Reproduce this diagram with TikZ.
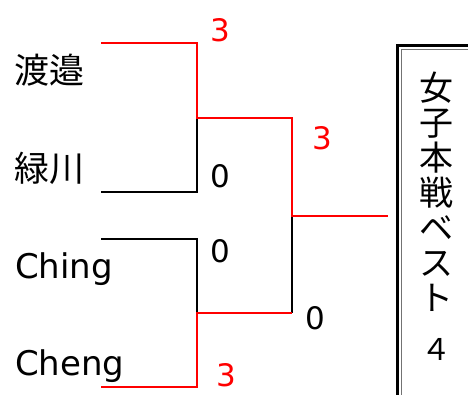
\documentclass[tikz,border=0pt]{standalone}
\usepackage{fontspec}
\setmainfont{DejaVu Sans}
\newfontfamily\cjk{Noto Sans CJK JP}
\begin{document}
\begin{tikzpicture}[x=1pt,y=-1pt,
  win/.style={draw=red,line width=2.3pt,line join=miter},
  lose/.style={draw=black,line width=2.3pt,line join=miter},
  jname/.style={font=\cjk\fontsize{35}{35}\selectfont,anchor=west,inner sep=0pt},
  lname/.style={font=\fontsize{34}{34}\selectfont,anchor=base west,inner sep=0pt},
  scorew/.style={font=\fontsize{31}{31}\selectfont,text=red,inner sep=0pt},
  scorel/.style={font=\fontsize{31}{31}\selectfont,text=black,inner sep=0pt}]
\useasboundingbox (0,0) rectangle (468,395);
\clip (0,0) rectangle (468,395);
% names
\node[jname] (n1) at (14,70) {渡邉};
\node[jname] (n2) at (14,168) {緑川};
\node[lname] (n3) at (15,278) {Ching};
\node[lname] (n4) at (15,375) {Cheng};
% bracket points
\coordinate (a1) at (101,43);
\coordinate (a2) at (197,43);
\coordinate (am) at (197,118);
\coordinate (b2) at (197,192);
\coordinate (b1) at (101,192);
\coordinate (c1) at (101,239);
\coordinate (c2) at (197,239);
\coordinate (cm) at (197,313);
\coordinate (d2) at (197,387);
\coordinate (d1) at (101,387);
\coordinate (f1) at (292,118);
\coordinate (fm) at (292,216);
\coordinate (f2) at (292,313);
\coordinate (fe) at (388,216);
% lines
\draw[lose] (am) -- (b2) -- (b1);
\draw[lose] (c1) -- (c2) -- (cm);
\draw[lose] (fm) -- (f2);
\draw[win] (a1) -- (a2) -- (am) -- (f1) -- (fm) -- (fe);
\draw[win] (d1) -- (d2) -- (cm) -- (f2);
% scores
\node[scorew] (s1) at (220,30) {3};
\node[scorel] (s2) at (220,176) {0};
\node[scorel] (s3) at (220,251) {0};
\node[scorew] (s4) at (226,375) {3};
\node[scorew] (s5) at (322,138) {3};
\node[scorel] (s6) at (315,318) {0};
% box
\draw[line width=3pt,black] (397.5,45.5) rectangle (490,420);
\draw[line width=1.2pt,black!55] (401.5,49.5) rectangle (490,420);
\node[font=\cjk\fontsize{34}{35}\selectfont,align=center,inner sep=0pt,anchor=north] (title) at (436,72)
  {女\\子\\本\\戦\\ベ\\ス\\ト\\[15pt]{\fontsize{30}{30}\selectfont ４}};
\end{tikzpicture}
\end{document}
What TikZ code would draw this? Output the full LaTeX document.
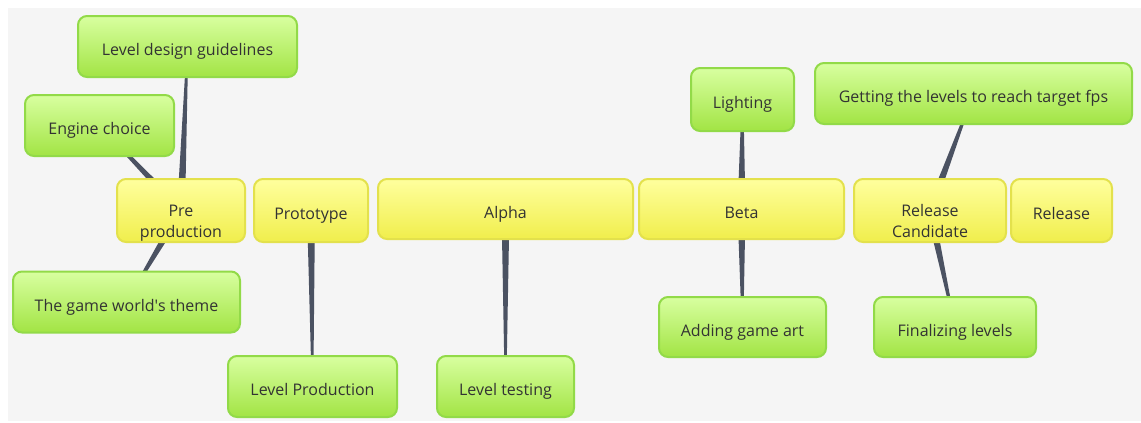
\documentclass[tikz,border=0pt]{standalone}
\usepackage{fontspec}
\setmainfont{Open Sans}
\usepackage{xcolor}
\usetikzlibrary{positioning, calc, backgrounds}

\definecolor{back_grey}{HTML}{F5F5F5}
\definecolor{text_grey}{HTML}{333333}
\definecolor{link_grey}{HTML}{4B5262}
\definecolor{phase_top}{HTML}{FFFF9E}
\definecolor{phase_bot}{HTML}{F0EE4C}
\definecolor{phase_line}{HTML}{E3E14C}
\definecolor{task_top}{HTML}{D8FFA0}
\definecolor{task_bot}{HTML}{A2E444}
\definecolor{task_line}{HTML}{92DA48}

% tapered connector, wide at the phase, thin at the task
\newcommand{\taperlink}[2]{%
	\fill[link_grey] ($(#1)!4pt!90:(#2)$) -- ($(#2)!0.8pt!-90:(#1)$) -- ($(#2)!0.8pt!90:(#1)$) -- ($(#1)!4pt!-90:(#2)$) -- cycle;}

\begin{document}
\begin{tikzpicture}[x = 1pt, y = -1pt,
		phase_node/.style = {rectangle, rounded corners = 9pt, draw = phase_line, line width = 2pt, top color = phase_top, bottom color = phase_bot, text = text_grey, align = center, inner sep = 0pt, text height = 18.6pt, text depth = 0pt, font = \fontsize{16}{21}\selectfont},
		task_node/.style = {rectangle, rounded corners = 9pt, draw = task_line, line width = 2pt, top color = task_top, bottom color = task_bot, text = text_grey, align = center, inner sep = 0pt, text height = 18.6pt, text depth = 0pt, font = \fontsize{16}{21}\selectfont},
		two_lines/.style = {text height = 54.4pt, text depth = 0pt},
		box/.style 2 args = {minimum width = #1, minimum height = #2},
		]
		\useasboundingbox (0,0) rectangle (1141,423);
		
		%phases
		\node[phase_node, two_lines, box = {128pt}{63pt}] (pre) at (181,210.5) {Pre\\production};
		\node[phase_node, box = {114pt}{63pt}] (proto) at (311,210.5) {Prototype};
		\node[phase_node, box = {255pt}{60pt}] (alpha) at (505.5,209) {Alpha};
		\node[phase_node, box = {205pt}{60pt}] (beta) at (741.5,209) {Beta};
		\node[phase_node, two_lines, box = {152pt}{63pt}] (rc) at (930,210.5) {Release\\Candidate};
		\node[phase_node, box = {101pt}{63pt}] (release) at (1061.5,210.5) {Release};
		
		%pre production
		\node[task_node, box = {219pt}{61pt}] (guide) at (187.5,46.5) {Level design guidelines};
		\node[task_node, box = {149pt}{61pt}] (engine) at (99.5,125.5) {Engine choice};
		\node[task_node, box = {227pt}{61pt}] (theme) at (126.5,302) {The game world\textquotesingle s theme};
		
		%prototype and alpha
		\node[task_node, box = {169pt}{61pt}] (prod) at (312.5,386.5) {Level Production};
		\node[task_node, box = {137pt}{61pt}] (testing) at (505.5,386.5) {Level testing};
		
		%beta
		\node[task_node, box = {103pt}{63pt}] (light) at (742.5,99.5) {Lighting};
		\node[task_node, box = {167pt}{60pt}] (art) at (742.5,327) {Adding game art};
		
		%release candidate
		\node[task_node, box = {317pt}{61pt}] (fps) at (973.5,93.5) {Getting the levels to reach target fps};
		\node[task_node, box = {162pt}{60pt}] (final) at (955,327) {Finalizing levels};
		
		\begin{scope}[on background layer]
		\fill[back_grey] (8,8) rectangle (1141,421);
		\taperlink{pre}{guide}
		\taperlink{pre}{engine}
		\taperlink{pre}{theme}
		\taperlink{proto}{prod}
		\taperlink{alpha}{testing}
		\taperlink{beta}{light}
		\taperlink{beta}{art}
		\taperlink{rc}{fps}
		\taperlink{rc}{final}
		\end{scope}

\end{tikzpicture}
\end{document}
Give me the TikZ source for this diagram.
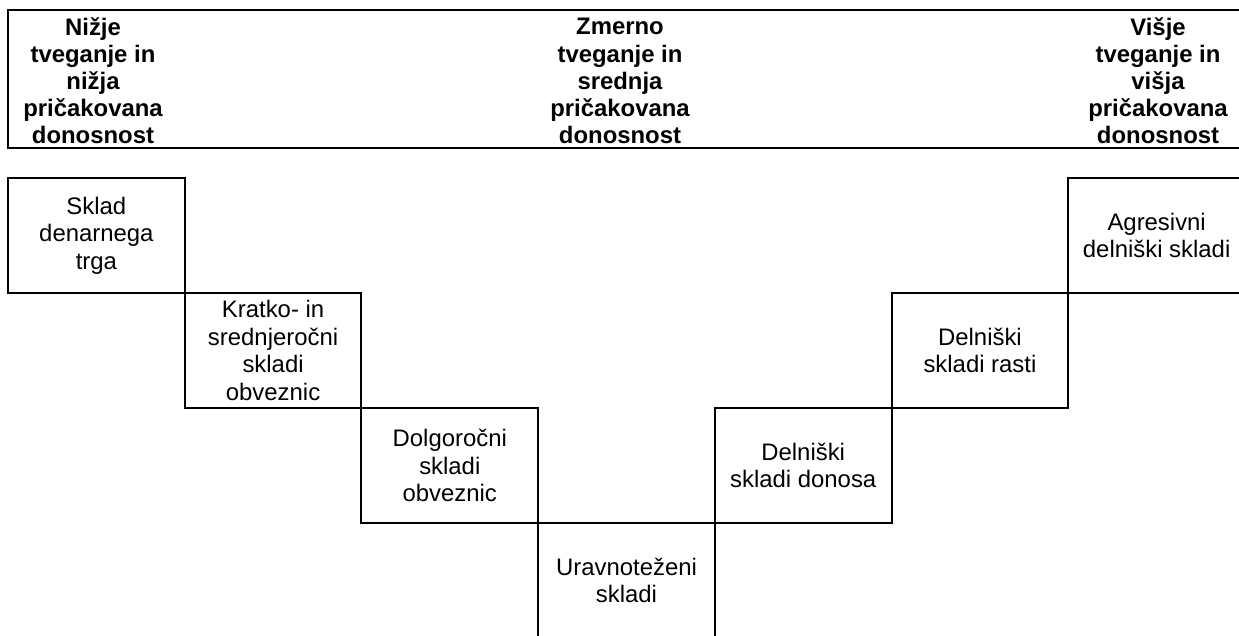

▶ **What is needed**
From the material above, copy everything exactly but the pictures.

▶ **Expected output**
Reproduce this diagram with TikZ.
\documentclass[tikz,border=0pt]{standalone}
\usepackage{fontspec}
\setmainfont{DejaVu Sans}
\newfontfamily\cjk{Noto Sans CJK JP}
\begin{document}
\begin{tikzpicture}[x=1pt,y=-1pt,
  win/.style={draw=red,line width=2.3pt,line join=miter},
  lose/.style={draw=black,line width=2.3pt,line join=miter},
  jname/.style={font=\cjk\fontsize{35}{35}\selectfont,anchor=west,inner sep=0pt},
  lname/.style={font=\fontsize{34}{34}\selectfont,anchor=base west,inner sep=0pt},
  scorew/.style={font=\fontsize{31}{31}\selectfont,text=red,inner sep=0pt},
  scorel/.style={font=\fontsize{31}{31}\selectfont,text=black,inner sep=0pt}]
\useasboundingbox (0,0) rectangle (468,395);
\clip (0,0) rectangle (468,395);
% names
\node[jname] (n1) at (14,70) {渡邉};
\node[jname] (n2) at (14,168) {緑川};
\node[lname] (n3) at (15,278) {Ching};
\node[lname] (n4) at (15,375) {Cheng};
% bracket points
\coordinate (a1) at (101,43);
\coordinate (a2) at (197,43);
\coordinate (am) at (197,118);
\coordinate (b2) at (197,192);
\coordinate (b1) at (101,192);
\coordinate (c1) at (101,239);
\coordinate (c2) at (197,239);
\coordinate (cm) at (197,313);
\coordinate (d2) at (197,387);
\coordinate (d1) at (101,387);
\coordinate (f1) at (292,118);
\coordinate (fm) at (292,216);
\coordinate (f2) at (292,313);
\coordinate (fe) at (388,216);
% lines
\draw[lose] (am) -- (b2) -- (b1);
\draw[lose] (c1) -- (c2) -- (cm);
\draw[lose] (fm) -- (f2);
\draw[win] (a1) -- (a2) -- (am) -- (f1) -- (fm) -- (fe);
\draw[win] (d1) -- (d2) -- (cm) -- (f2);
% scores
\node[scorew] (s1) at (220,30) {3};
\node[scorel] (s2) at (220,176) {0};
\node[scorel] (s3) at (220,251) {0};
\node[scorew] (s4) at (226,375) {3};
\node[scorew] (s5) at (322,138) {3};
\node[scorel] (s6) at (315,318) {0};
% box
\draw[line width=3pt,black] (397.5,45.5) rectangle (490,420);
\draw[line width=1.2pt,black!55] (401.5,49.5) rectangle (490,420);
\node[font=\cjk\fontsize{34}{35}\selectfont,align=center,inner sep=0pt,anchor=north] (title) at (436,72)
  {女\\子\\本\\戦\\ベ\\ス\\ト\\[15pt]{\fontsize{30}{30}\selectfont ４}};
\end{tikzpicture}
\end{document}
What TikZ code would draw this? Output the full LaTeX document.
\documentclass[tikz,border=0pt]{standalone}
\usepackage{fontspec}
\setmainfont{Open Sans}
\usepackage{xcolor}
\usetikzlibrary{positioning, calc, backgrounds}

\definecolor{back_grey}{HTML}{F5F5F5}
\definecolor{text_grey}{HTML}{333333}
\definecolor{link_grey}{HTML}{4B5262}
\definecolor{phase_top}{HTML}{FFFF9E}
\definecolor{phase_bot}{HTML}{F0EE4C}
\definecolor{phase_line}{HTML}{E3E14C}
\definecolor{task_top}{HTML}{D8FFA0}
\definecolor{task_bot}{HTML}{A2E444}
\definecolor{task_line}{HTML}{92DA48}

% tapered connector, wide at the phase, thin at the task
\newcommand{\taperlink}[2]{%
	\fill[link_grey] ($(#1)!4pt!90:(#2)$) -- ($(#2)!0.8pt!-90:(#1)$) -- ($(#2)!0.8pt!90:(#1)$) -- ($(#1)!4pt!-90:(#2)$) -- cycle;}

\begin{document}
\begin{tikzpicture}[x = 1pt, y = -1pt,
		phase_node/.style = {rectangle, rounded corners = 9pt, draw = phase_line, line width = 2pt, top color = phase_top, bottom color = phase_bot, text = text_grey, align = center, inner sep = 0pt, text height = 18.6pt, text depth = 0pt, font = \fontsize{16}{21}\selectfont},
		task_node/.style = {rectangle, rounded corners = 9pt, draw = task_line, line width = 2pt, top color = task_top, bottom color = task_bot, text = text_grey, align = center, inner sep = 0pt, text height = 18.6pt, text depth = 0pt, font = \fontsize{16}{21}\selectfont},
		two_lines/.style = {text height = 54.4pt, text depth = 0pt},
		box/.style 2 args = {minimum width = #1, minimum height = #2},
		]
		\useasboundingbox (0,0) rectangle (1141,423);
		
		%phases
		\node[phase_node, two_lines, box = {128pt}{63pt}] (pre) at (181,210.5) {Pre\\production};
		\node[phase_node, box = {114pt}{63pt}] (proto) at (311,210.5) {Prototype};
		\node[phase_node, box = {255pt}{60pt}] (alpha) at (505.5,209) {Alpha};
		\node[phase_node, box = {205pt}{60pt}] (beta) at (741.5,209) {Beta};
		\node[phase_node, two_lines, box = {152pt}{63pt}] (rc) at (930,210.5) {Release\\Candidate};
		\node[phase_node, box = {101pt}{63pt}] (release) at (1061.5,210.5) {Release};
		
		%pre production
		\node[task_node, box = {219pt}{61pt}] (guide) at (187.5,46.5) {Level design guidelines};
		\node[task_node, box = {149pt}{61pt}] (engine) at (99.5,125.5) {Engine choice};
		\node[task_node, box = {227pt}{61pt}] (theme) at (126.5,302) {The game world\textquotesingle s theme};
		
		%prototype and alpha
		\node[task_node, box = {169pt}{61pt}] (prod) at (312.5,386.5) {Level Production};
		\node[task_node, box = {137pt}{61pt}] (testing) at (505.5,386.5) {Level testing};
		
		%beta
		\node[task_node, box = {103pt}{63pt}] (light) at (742.5,99.5) {Lighting};
		\node[task_node, box = {167pt}{60pt}] (art) at (742.5,327) {Adding game art};
		
		%release candidate
		\node[task_node, box = {317pt}{61pt}] (fps) at (973.5,93.5) {Getting the levels to reach target fps};
		\node[task_node, box = {162pt}{60pt}] (final) at (955,327) {Finalizing levels};
		
		\begin{scope}[on background layer]
		\fill[back_grey] (8,8) rectangle (1141,421);
		\taperlink{pre}{guide}
		\taperlink{pre}{engine}
		\taperlink{pre}{theme}
		\taperlink{proto}{prod}
		\taperlink{alpha}{testing}
		\taperlink{beta}{light}
		\taperlink{beta}{art}
		\taperlink{rc}{fps}
		\taperlink{rc}{final}
		\end{scope}

\end{tikzpicture}
\end{document}
Give me the TikZ source for this diagram.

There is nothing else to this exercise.